--- start Data for this exercise ---

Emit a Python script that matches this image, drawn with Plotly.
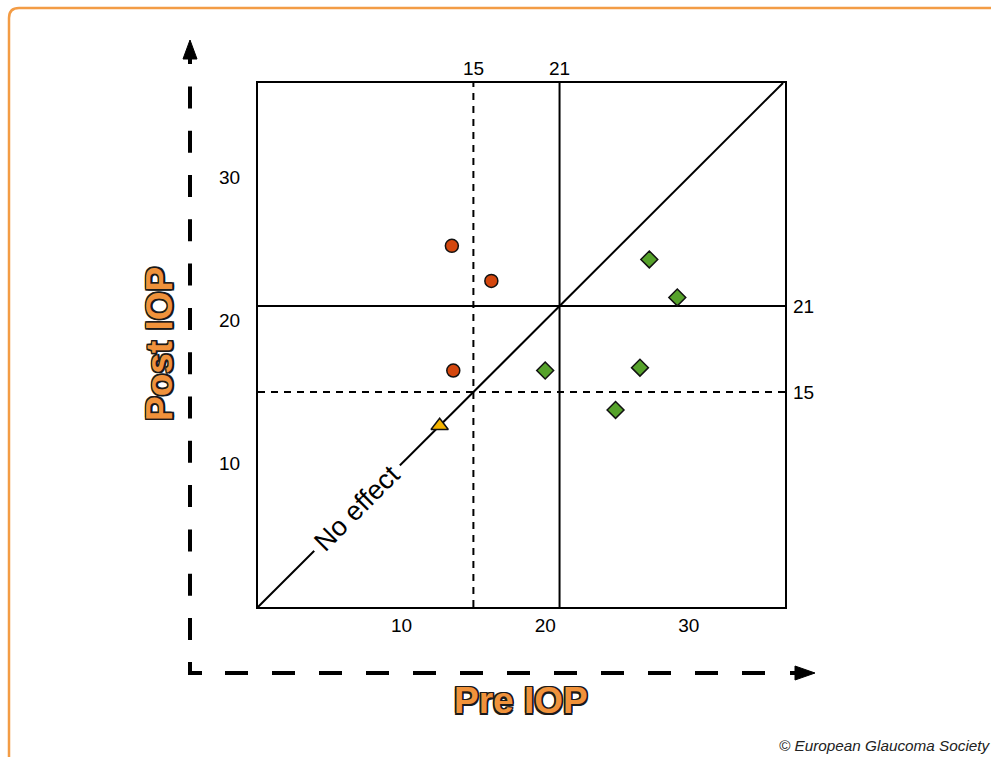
import plotly.graph_objects as go

# ---- data ----
increase_x = [13.5, 16.25, 13.6]
increase_y = [25.2, 22.75, 16.5]
noeffect_x = [12.65]
noeffect_y = [12.65]
decrease_x = [27.25, 29.2, 20.0, 26.6, 24.9]
decrease_y = [24.25, 21.6, 16.5, 16.7, 13.75]
target_dashed = 15
target_solid = 21
tick_vals = [10, 20, 30]
tick_text = ["10", "20", "30"]
x_max = 36.7
y_max = 36.56

W, H = 991, 757
ML, MR, MT, MB = 258, 206, 83, 150
PW, PH = W - ML - MR, H - MT - MB


def X(px):
    return (px - ML) / PW


def Y(py):
    return (H - MB - py) / PH


FONT = "Liberation Sans, Arial, Helvetica, sans-serif"

fig = go.Figure()

fig.add_trace(go.Scatter(x=increase_x, y=increase_y, mode="markers",
                         marker=dict(symbol="circle", size=13, color="#D4470E",
                                     line=dict(color="#111", width=1.5)),
                         showlegend=False))
fig.add_trace(go.Scatter(x=noeffect_x, y=noeffect_y, mode="markers",
                         marker=dict(symbol="triangle-up", size=15, color="#F4B400",
                                     line=dict(color="#111", width=1.5)),
                         showlegend=False))
fig.add_trace(go.Scatter(x=decrease_x, y=decrease_y, mode="markers",
                         marker=dict(symbol="diamond", size=13, color="#56A22B",
                                     line=dict(color="#111", width=1.5)),
                         showlegend=False))

shapes = []
# reference lines
for v, dash in [(target_dashed, "7px,6px"), (target_solid, "solid")]:
    shapes.append(dict(type="line", xref="x", yref="paper", x0=v, x1=v, y0=0, y1=1,
                       line=dict(color="black", width=2, dash=dash), layer="below"))
    shapes.append(dict(type="line", xref="paper", yref="y", x0=0, x1=1, y0=v, y1=v,
                       line=dict(color="black", width=2, dash=dash), layer="below"))
# no-effect diagonal
shapes.append(dict(type="line", xref="x", yref="y", x0=0, y0=0, x1=y_max, y1=y_max,
                   line=dict(color="black", width=2), layer="below"))

# decorative dashed axes with arrowheads
shapes.append(dict(type="path", xref="paper", yref="paper",
                   path=f"M {X(190)},{Y(640)} L {X(190)},{Y(86)}",
                   line=dict(color="black", width=4, dash="22px,22.3px")))
shapes.append(dict(type="path", xref="paper", yref="paper",
                   path=f"M {X(225)},{Y(673)} L {X(767)},{Y(673)}",
                   line=dict(color="black", width=4, dash="23px,24px")))
shapes.append(dict(type="path", xref="paper", yref="paper",
                   path=f"M {X(190)},{Y(662)} L {X(190)},{Y(673)} L {X(202)},{Y(673)}",
                   line=dict(color="black", width=4)))
shapes.append(dict(type="path", xref="paper", yref="paper",
                   path=f"M {X(183)},{Y(59)} L {X(190)},{Y(40)} L {X(197)},{Y(59)} Z",
                   fillcolor="black", line=dict(color="black", width=1)))
shapes.append(dict(type="path", xref="paper", yref="paper",
                   path=f"M {X(190)},{Y(58)} L {X(190)},{Y(64)}",
                   line=dict(color="black", width=4)))
shapes.append(dict(type="path", xref="paper", yref="paper",
                   path=f"M {X(795)},{Y(666)} L {X(815)},{Y(673)} L {X(795)},{Y(680)} Z",
                   fillcolor="black", line=dict(color="black", width=1)))
shapes.append(dict(type="path", xref="paper", yref="paper",
                   path=f"M {X(790)},{Y(673)} L {X(796)},{Y(673)}",
                   line=dict(color="black", width=4)))
# orange rounded frame
shapes.append(dict(type="path", xref="paper", yref="paper",
                   path=(f"M {X(9)},{Y(800)} L {X(9)},{Y(18)} "
                         f"Q {X(9)},{Y(8)} {X(19)},{Y(8)} L {X(1050)},{Y(8)}"),
                   line=dict(color="#F39C45", width=2.5)))

outline = ("-1.5px -1.5px 0 #1a1a1a, 1.5px -1.5px 0 #1a1a1a, -1.5px 1.5px 0 #1a1a1a, "
           "1.5px 1.5px 0 #1a1a1a, 0 1.5px 0 #1a1a1a, 0 -1.5px 0 #1a1a1a, "
           "1.5px 0 0 #1a1a1a, -1.5px 0 0 #1a1a1a")

annotations = [
    dict(text="15", x=target_dashed, xref="x", y=1, yref="paper", yanchor="bottom",
         yshift=2, showarrow=False, font=dict(size=19, color="black", family=FONT)),
    dict(text="21", x=target_solid, xref="x", y=1, yref="paper", yanchor="bottom",
         yshift=2, showarrow=False, font=dict(size=19, color="black", family=FONT)),
    dict(text="21", x=1, xref="paper", y=target_solid, yref="y", xanchor="left",
         xshift=6, showarrow=False, font=dict(size=19, color="black", family=FONT)),
    dict(text="15", x=1, xref="paper", y=target_dashed, yref="y", xanchor="left",
         xshift=6, showarrow=False, font=dict(size=19, color="black", family=FONT)),
    dict(text="No effect", x=6.9, y=6.9, xref="x", yref="y", showarrow=False,
         textangle=-45, bgcolor="white", borderpad=6,
         font=dict(size=27, color="black", family=FONT)),
    dict(text="Post IOP", x=X(159), y=Y(344), xref="paper", yref="paper",
         xanchor="center", yanchor="middle", showarrow=False, textangle=-90,
         font=dict(size=37, color="#F0923B", family=FONT, weight="bold", shadow=outline)),
    dict(text="Pre IOP", x=X(521), y=Y(700), xref="paper", yref="paper",
         xanchor="center", yanchor="middle", showarrow=False,
         font=dict(size=37, color="#F0923B", family=FONT, weight="bold", shadow=outline)),
    dict(text="© European Glaucoma Society", x=X(777), y=Y(745), xref="paper",
         yref="paper", xanchor="left", yanchor="middle", showarrow=False,
         font=dict(size=15.3, color="#222", family=FONT, style="italic")),
]

fig.update_layout(
    width=W, height=H,
    margin=dict(l=ML, r=MR, t=MT, b=MB, pad=0),
    paper_bgcolor="white", plot_bgcolor="white",
    shapes=shapes, annotations=annotations,
    xaxis=dict(range=[0, x_max], tickvals=tick_vals, ticktext=tick_text, ticks="",
               showgrid=False, zeroline=False, showline=True, mirror=True,
               linecolor="black", linewidth=2, ticklabelstandoff=0,
               tickfont=dict(size=19, color="black", family=FONT)),
    yaxis=dict(range=[0, y_max], tickvals=tick_vals, ticktext=tick_text, ticks="",
               showgrid=False, zeroline=False, showline=True, mirror=True,
               linecolor="black", linewidth=2, ticklabelstandoff=12,
               tickfont=dict(size=19, color="black", family=FONT)),
)

fig.write_html("out.html", config={"displayModeBar": False},
               post_script="document.body.style.margin='0';document.body.style.overflow='hidden';")
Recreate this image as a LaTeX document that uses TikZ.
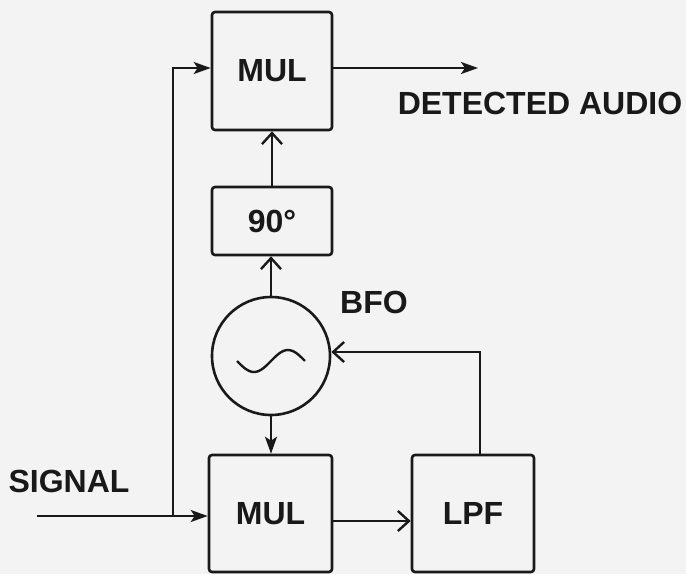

--- end Data for this exercise ---

**Problem description:**
Which lines include "document"? Copy each of them out.

**Expected answer:**
               post_script="document.body.style.margin='0';document.body.style.overflow='hidden';")
Recreate this image as a LaTeX document that uses TikZ.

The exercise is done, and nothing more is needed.